Como bien advertía Rebecca MacKinnon en su The consent of the networked, para cuya edición española tuve el honor de escribir el epílogo, la cibervigilancia no es responsabilidad ni labor exclusiva de los gobiernos, sino de una combinación de actividades de empresas privadas y de estos. De hecho, una de las técnicas empleadas por los gobiernos es precisamente relajar esta recolección de datos en dichas empresas privadas, a las que posteriormente pueden reclamar el acceso. En el futuro, es muy posible que la tendencia sea precisamente esta: relajar la recolección directa de datos por parte del gobierno a medida que se incrementa la presión política y ciudadana para un control más exhaustivo de la misma, pero incrementar el nivel de exigencia sobre las empresas que recopilan datos de los usuarios con fines comerciales.
Lo que nos lleva al segundo mito: que el gobierno de los Estados Unidos es, de alguna manera, “especialmente peligroso” con respecto al tema de la privacidad. En efecto, el gobierno norteamericano ha sido el que ha sufrido el impacto directo de las revelaciones de un Edward Snowden que, después de todo, se infiltró en su plantilla y no en la de otro país, y parece además especialmente motivado a ejercer un fuerte nivel de vigilancia a partir del clima que se generó con los atentados del 11S y posteriores. Sin embargo, hay una gran verdad de la que no se suele hablar tanto: al menos en el gobierno de los Estados Unidos existen algunos mecanismos que posibilitan que este tipo de acciones, que efectivamente en muchas ocasiones caen en el abuso, puedan ser mínimamente investigadas.
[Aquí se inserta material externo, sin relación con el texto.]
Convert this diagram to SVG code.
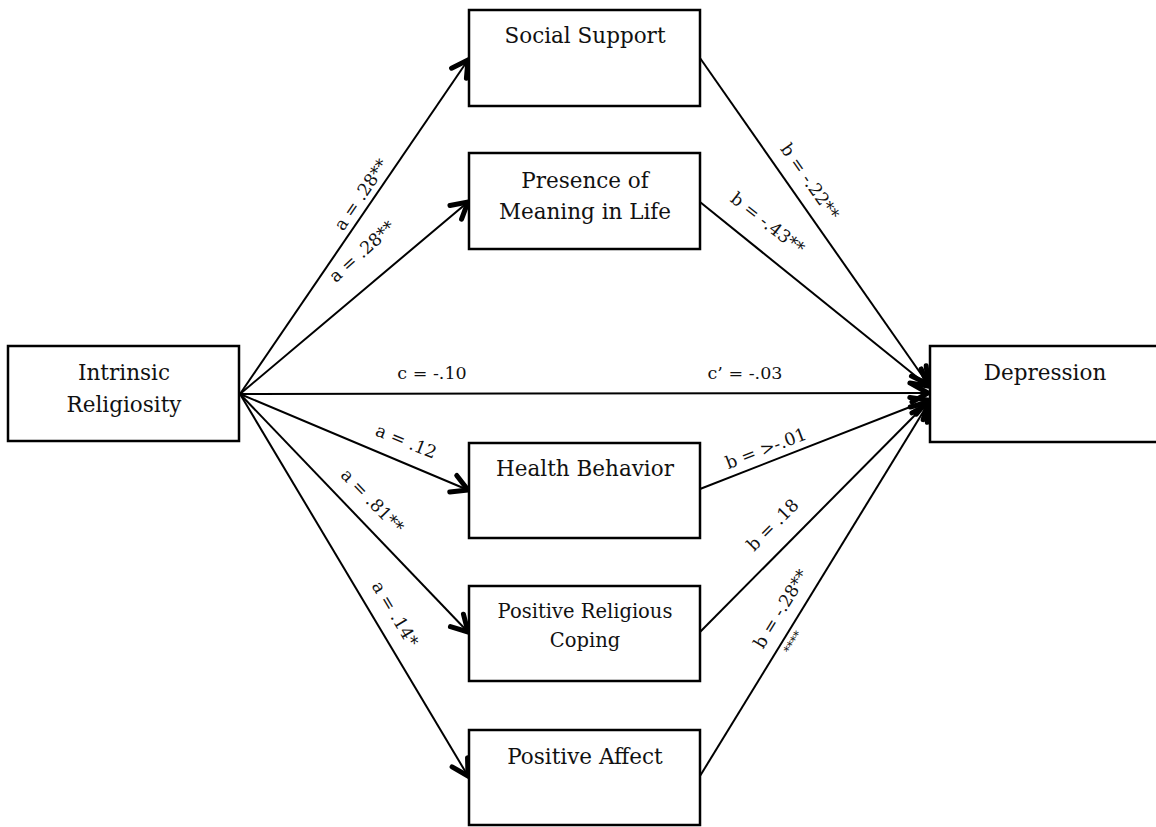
<svg xmlns="http://www.w3.org/2000/svg" width="1156" height="827" viewBox="0 0 1156 827">
<style>
.box{fill:#fff;stroke:#000;stroke-width:2.5}
.ln{stroke:#000;stroke-width:2;fill:none}
.nt{font-family:"DejaVu Serif","Liberation Serif",serif;font-size:21.5px;fill:#111;text-anchor:middle}
.lb{font-family:"DejaVu Serif","Liberation Serif",serif;font-size:17.5px;fill:#111;text-anchor:middle}
</style>
<defs>
<marker id="ah" markerUnits="userSpaceOnUse" markerWidth="30" markerHeight="30" refX="0" refY="0" viewBox="-22 -15 26 30" orient="auto">
<path d="M-16,-9 L0,0 L-16,9" fill="none" stroke="#000" stroke-width="5" stroke-linecap="round" stroke-linejoin="miter"/>
</marker>
</defs>
<rect width="1156" height="827" fill="#fff"/>
<g id="connectors">
<line class="ln" x1="240" y1="394" x2="468" y2="60" marker-end="url(#ah)"/>
<line class="ln" x1="240" y1="394" x2="468" y2="202" marker-end="url(#ah)"/>
<line class="ln" x1="240" y1="394" x2="928" y2="393" marker-end="url(#ah)"/>
<line class="ln" x1="240" y1="394" x2="468" y2="490" marker-end="url(#ah)"/>
<line class="ln" x1="240" y1="394" x2="468" y2="632" marker-end="url(#ah)"/>
<line class="ln" x1="240" y1="394" x2="468" y2="776" marker-end="url(#ah)"/>
<line class="ln" x1="700" y1="58" x2="928" y2="384" marker-end="url(#ah)"/>
<line class="ln" x1="700" y1="202" x2="928" y2="386" marker-end="url(#ah)"/>
<line class="ln" x1="700" y1="489" x2="928" y2="400" marker-end="url(#ah)"/>
<line class="ln" x1="700" y1="632" x2="928" y2="402" marker-end="url(#ah)"/>
<line class="ln" x1="700" y1="776" x2="928" y2="404" marker-end="url(#ah)"/>
<text class="lb" transform="translate(366,198) rotate(-56)">a = .28**</text>
<text class="lb" transform="translate(366,256) rotate(-42)">a = .28**</text>
<text class="lb" x="432" y="379">c = -.10</text>
<text class="lb" x="745" y="379">c’ = -.03</text>
<text class="lb" transform="translate(404,447) rotate(22)">a = .12</text>
<text class="lb" transform="translate(368,505) rotate(46)">a = .81**</text>
<text class="lb" transform="translate(390,617) rotate(59)">a = .14*</text>
<text class="lb" transform="translate(805,185) rotate(55)">b = -.22**</text>
<text class="lb" transform="translate(764,228) rotate(38)">b = -.43**</text>
<text class="lb" transform="translate(768,454) rotate(-21)">b = &gt;-.01</text>
<text class="lb" transform="translate(777,529) rotate(-45)">b = .18</text>
<text class="lb" transform="translate(786,612) rotate(-58.6)">b = -.28**</text>
<text font-family="DejaVu Serif, serif" font-size="12" fill="#111" text-anchor="middle" transform="translate(786,638) rotate(121.4)">****</text>
</g>
<g id="intrinsic"><rect class="box" x="8" y="346" width="231" height="95"/><text class="nt" x="124" y="380">Intrinsic</text><text class="nt" x="124" y="412">Religiosity</text></g>
<g id="social"><rect class="box" x="469" y="10" width="231" height="96"/><text class="nt" x="585" y="43">Social Support</text></g>
<g id="meaning"><rect class="box" x="469" y="153" width="231" height="96"/><text class="nt" x="585" y="188">Presence of</text><text class="nt" x="585" y="219">Meaning in Life</text></g>
<g id="health"><rect class="box" x="469" y="443" width="231" height="95"/><text class="nt" x="585" y="476">Health Behavior</text></g>
<g id="coping"><rect class="box" x="469" y="586" width="231" height="95"/><text class="nt" x="585" y="618" style="font-size:19.5px">Positive Religious</text><text class="nt" x="585" y="647" style="font-size:19.5px">Coping</text></g>
<g id="affect"><rect class="box" x="469" y="730" width="231" height="95"/><text class="nt" x="585" y="764">Positive Affect</text></g>
<g id="depression"><rect class="box" x="930" y="346" width="232" height="96"/><text class="nt" x="1045" y="380">Depression</text></g>
</svg>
La desclasificación obligatoria de documentos tras pasar un cierto tiempo, o la posibilidad de las empresas de argumentar o contestar las peticiones de datos gubernamentales llevan a que, en realidad, y por mucho que podamos decir de los Estados Unidos, la situación de las amenazas a la privacidad por parte de gobiernos sea mucho peor no solo en países que directamente no respetan los derechos humanos, sino incluso en otros, como muchos en Europa, que ni siquiera permiten a las empresas decir nada en caso de que los datos de sus clientes sean reclamados por su gobierno.
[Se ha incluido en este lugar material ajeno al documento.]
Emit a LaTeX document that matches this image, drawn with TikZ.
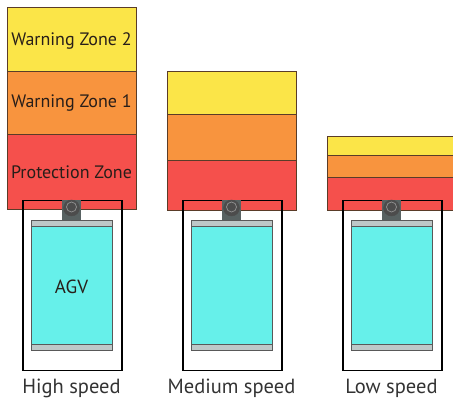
\documentclass[tikz,border=0pt]{standalone}
\usepackage{fontspec}
\setmainfont{PT Sans}
\definecolor{zy}{RGB}{251,229,72}
\definecolor{zo}{RGB}{248,148,62}
\definecolor{zr}{RGB}{245,80,76}
\definecolor{zline}{RGB}{90,60,40}
\definecolor{agvc}{RGB}{102,240,234}
\definecolor{strip}{RGB}{190,200,200}
\definecolor{sens}{RGB}{88,98,98}
\definecolor{txt}{RGB}{40,30,25}
\tikzset{
  zone/.style={draw=zline, line width=0.7pt, inner sep=0pt, anchor=north west},
  zlabel/.style={font=\fontsize{18}{19}\selectfont, text=txt},
  frame/.style={draw=black, line width=1.5pt, inner sep=0pt, anchor=north west},
  stripbox/.style={draw=gray!70!black, fill=strip, line width=0.5pt, inner sep=0pt, anchor=north west},
  bodybox/.style={draw=gray!70!black, fill=agvc, line width=0.5pt, inner sep=0pt, anchor=north west},
  sensbox/.style={fill=sens, inner sep=0pt, anchor=north west},
  speed/.style={font=\fontsize{20.5}{22}\selectfont, text=black!80},
}
\begin{document}
\begin{tikzpicture}[x=1pt,y=-1pt]
\useasboundingbox (0,0) rectangle (453,403);
\clip (0,0) rectangle (453,403);
% zones column 1
\node[zone, fill=zy, minimum width=129pt, minimum height=64pt] (h2) at (7,7) {};
\node[zone, fill=zo, minimum width=129pt, minimum height=63pt] (h1) at (7,71) {};
\node[zone, fill=zr, minimum width=129pt, minimum height=75pt] (hp) at (7,134) {};
\node[zlabel] (h2t) at (71.5,41) {Warning Zone 2};
\node[zlabel] (h1t) at (71.5,103) {Warning Zone 1};
\node[zlabel] (hpt) at (71.5,172) {Protection Zone};
% zones column 2
\node[zone, fill=zy, minimum width=129pt, minimum height=43pt] (m2) at (167,71) {};
\node[zone, fill=zo, minimum width=129pt, minimum height=46pt] (m1) at (167,114) {};
\node[zone, fill=zr, minimum width=129pt, minimum height=50pt] (mp) at (167,160) {};
% zones column 3
\node[zone, fill=zy, minimum width=132pt, minimum height=19pt] (l2) at (327,136) {};
\node[zone, fill=zo, minimum width=132pt, minimum height=22pt] (l1) at (327,155) {};
\node[zone, fill=zr, minimum width=132pt, minimum height=33pt] (lp) at (327,177) {};
% AGVs
\foreach \ox/\nm/\lab in {0/h/High speed, 160/m/Medium speed, 320/l/Low speed}{
  \node[frame, minimum width=99pt, minimum height=170pt] (\nm frame) at (22+\ox,200) {};
  \node[stripbox, minimum width=81pt, minimum height=130pt] (\nm base) at (31+\ox,220) {};
  \node[bodybox, minimum width=81pt, minimum height=118pt] (\nm body) at (31+\ox,226) {};
  \node[sensbox, minimum width=19pt, minimum height=20pt] (\nm sens) at (62+\ox,200) {};
  \node[circle, inner sep=0pt, minimum size=16pt, fill=gray!60!black, draw=black!70, line width=0.4pt] (\nm eye) at (71.5+\ox,208) {};
  \node[circle, inner sep=0pt, minimum size=10pt, draw=gray!85, line width=0.7pt] (\nm lens) at (71.5+\ox,207) {};
  \node[speed] (\nm lab) at (71.5+\ox,388) {\lab};
}
\node[font=\fontsize{19}{20}\selectfont, text=txt] (agv) at (71.5,287) {AGV};
\end{tikzpicture}
\end{document}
Países como Suiza, o como una Alemania que habitualmente se considera extrema en las medidas de protección de la privacidad, no permiten a las compañías ningún tipo de defensa ante un requerimiento gubernamental. En otros casos, esa legislación es directamente difusa o desconocida, y la práctica habitual es tapar todo ese rango de actividades bajo el amplio manto de “secretos oficiales”. Sí, el gobierno de los Estados Unidos abusa a todas luces de su capacidad para la cibervigilancia de los ciudadanos y de su potencial para actuar como punto central en el que se concentran peticiones a diversas compañías. Sí, muchos de los controles que teóricamente había han fallado estrepitosamente. Pero como usuarios, debemos preocuparnos más por controlar los abusos a los que nos someten las empresas privadas y los gobiernos de nuestros propios países, en los que todo indica que existe un nivel de control inferior al que, después de todo, impera en los Estados Unidos.
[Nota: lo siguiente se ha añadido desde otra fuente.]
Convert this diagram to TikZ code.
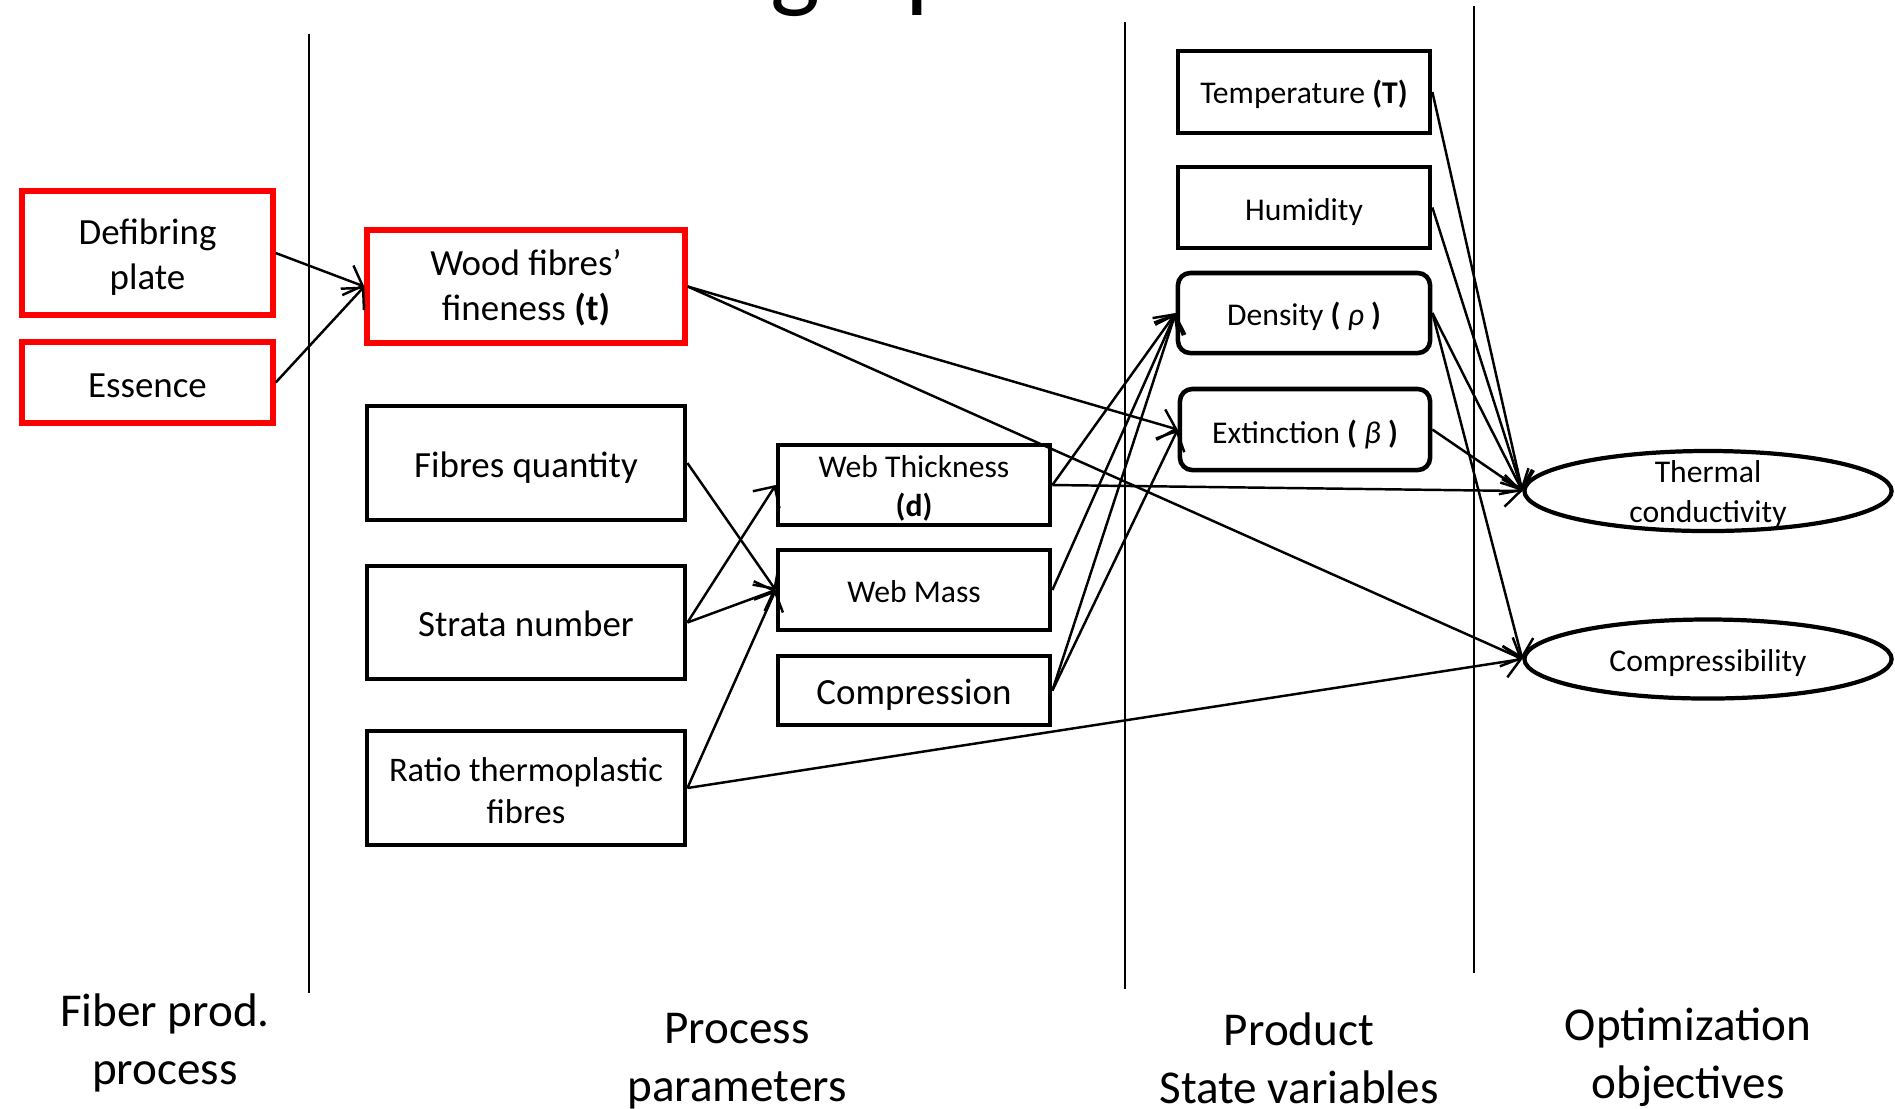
\documentclass[tikz,border=0pt]{standalone}
\usepackage{fontspec}
\setmainfont{Carlito}
\usetikzlibrary{arrows.meta,shapes.geometric}
\newcommand{\lowtxt}[2][1pt]{\raisebox{-#1}[\height][\depth]{\begin{tabular}{@{}c@{}}#2\end{tabular}}}
\tikzset{
  box/.style={draw, line width=1.3pt, inner sep=0pt, align=center, font=\fontsize{9}{11}\selectfont},
  bigbox/.style={box, font=\fontsize{10.5}{12.8}\selectfont},
  redbox/.style={bigbox, draw=red, line width=1.5pt},
  rbox/.style={box, rounded corners=3.5pt},
  oval/.style={ellipse, draw, line width=1.2pt, inner sep=-2.5mm, align=center, font=\fontsize{9}{11.2}\selectfont},
  arr/.style={-{Straight Barb[length=4.5pt,width=9pt]}, line width=0.7pt},
  sepline/.style={line width=0.5pt},
  lbl/.style={align=center, inner sep=0pt, font=\fontsize{13.4}{16.5}\selectfont}
}
\begin{document}
\begin{tikzpicture}[x=0.01cm,y=-0.01cm]
\useasboundingbox (0,0) rectangle (1895,1108);
\begin{scope}
\clip (0,0) rectangle (1895,1108);
\node[anchor=base west, inner sep=0pt, font=\fontsize{30}{36}\selectfont] (title) at (770,-2) {graph};
\end{scope}

% separators
\coordinate (s1a) at (309,34);  \coordinate (s1b) at (309,993);
\coordinate (s2a) at (1125,22); \coordinate (s2b) at (1125,989);
\coordinate (s3a) at (1474,6);  \coordinate (s3b) at (1474,973);
\draw[sepline] (s1a) -- (s1b);
\draw[sepline] (s2a) -- (s2b);
\draw[sepline] (s3a) -- (s3b);

% nodes
\node[redbox, minimum width=2.51cm, minimum height=1.24cm] (def) at (147.5,253) {\lowtxt[1.45pt]{Defibring\\plate}};
\node[redbox, minimum width=2.51cm, minimum height=0.81cm] (ess) at (147.5,382.5) {\lowtxt[1.7pt]{Essence}};
\node[redbox, minimum width=3.18cm, minimum height=1.13cm] (wood) at (526,286.5) {\lowtxt[0.75pt]{Wood fibres’\\fineness \textbf{(t)}}};
\node[bigbox, minimum width=3.18cm, minimum height=1.14cm] (fq) at (526,463) {\lowtxt[1.5pt]{Fibres quantity}};
\node[bigbox, minimum width=3.18cm, minimum height=1.13cm] (sn) at (526,622.5) {\lowtxt[1.4pt]{Strata number}};
\node[box, font=\fontsize{9.8}{11.8}\selectfont, minimum width=3.18cm, minimum height=1.14cm] (rt) at (526,788) {\lowtxt[1.7pt]{Ratio thermoplastic\\fibres}};
\node[box, minimum width=2.72cm, minimum height=0.80cm] (wt) at (914,485) {\lowtxt[1.2pt]{Web Thickness\\\textbf{(d)}}};
\node[box, minimum width=2.72cm, minimum height=0.80cm] (wm) at (914,590) {\lowtxt[1.4pt]{Web Mass}};
\node[bigbox, minimum width=2.72cm, minimum height=0.69cm] (cp) at (914,690.5) {\lowtxt[1.5pt]{Compression}};
\node[box, minimum width=2.52cm, minimum height=0.82cm] (temp) at (1304,92) {\lowtxt[1pt]{Temperature \textbf{(T)}}};
\node[box, minimum width=2.52cm, minimum height=0.81cm] (hum) at (1304,207.5) {\lowtxt[1.5pt]{Humidity}};
\node[rbox, minimum width=2.52cm, minimum height=0.80cm] (dens) at (1304,313) {\lowtxt[1.3pt]{Density \textbf{(} \textit{ρ} \textbf{)}}};
\node[rbox, minimum width=2.50cm, minimum height=0.81cm] (ext) at (1305,429.5) {\lowtxt[1.7pt]{Extinction \textbf{(} \textit{β} \textbf{)}}};
\node[oval, minimum width=3.67cm, minimum height=0.80cm] (tc) at (1708,491) {\lowtxt[1pt]{Thermal\\conductivity}};
\node[oval, minimum width=3.67cm, minimum height=0.79cm] (cmp) at (1708,659) {\lowtxt[1.3pt]{Compressibility}};

% labels
\node[lbl] (l1) at (165,1043) {Fiber prod.\\process};
\node[lbl] (l2) at (737,1061) {Process\\parameters};
\node[lbl] (l3) at (1299,1058) {Product\\State variables};
\node[lbl] (l4) at (1688,1057) {Optimization\\objectives};

% connectors
\draw[arr] (def.east) -- (wood.west);
\draw[arr] (ess.east) -- (wood.west);
\draw[arr] (wood.east) -- (ext.west);
\draw[arr] (wood.east) -- (cmp.west);
\draw[arr] (fq.east) -- (wm.west);
\draw[arr] (sn.east) -- (wt.west);
\draw[arr] (sn.east) -- (wm.west);
\draw[arr] (rt.east) -- (wm.west);
\draw[arr] (rt.east) -- (cmp.west);
\draw[arr] (wt.east) -- (dens.west);
\draw[arr] (wt.east) -- (tc.west);
\draw[arr] (wm.east) -- (dens.west);
\draw[arr] (cp.east) -- (dens.west);
\draw[arr] (cp.east) -- (ext.west);
\draw[arr] (temp.east) -- (tc.west);
\draw[arr] (hum.east) -- (tc.west);
\draw[arr] (dens.east) -- (tc.west);
\draw[arr] (dens.east) -- (cmp.west);
\draw[arr] (ext.east) -- (tc.west);
\end{tikzpicture}
\end{document}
Las reacciones de escándalo ante las actividades de la NSA son completamente lógicas, pero deben acompañarse de las correspondientes peticiones y presión ante las empresas a las que alegremente entregamos datos para asegurar que mantenemos el control sobre los mismos, y ante los gobiernos de cada país para saber qué es exactamente lo que están haciendo y hasta dónde llegan sus actividades relacionadas con este tema. Limitarse a escandalizarse ante la NSA sin acompañarlo de esta reflexión podría terminar por tener, incluso, un efecto adverso. Ninguna vigilancia oculta es buena, porque básicamente no sirve para nada: los “malos” la evitan, y se termina por monitorizar simplemente a quienes no sienten que tengan motivos para evitarla. Debemos, por tanto, tener claro quién está haciendo qué, a qué nivel de vigilancia nos está sometiendo quién, y reclamar nuestros derechos con la presión adecuada no solo ante los Estados Unidos y la NSA, sino ante quien corresponda en cada momento. A veces, el verdadero enemigo está más cerca de lo que uno piensa.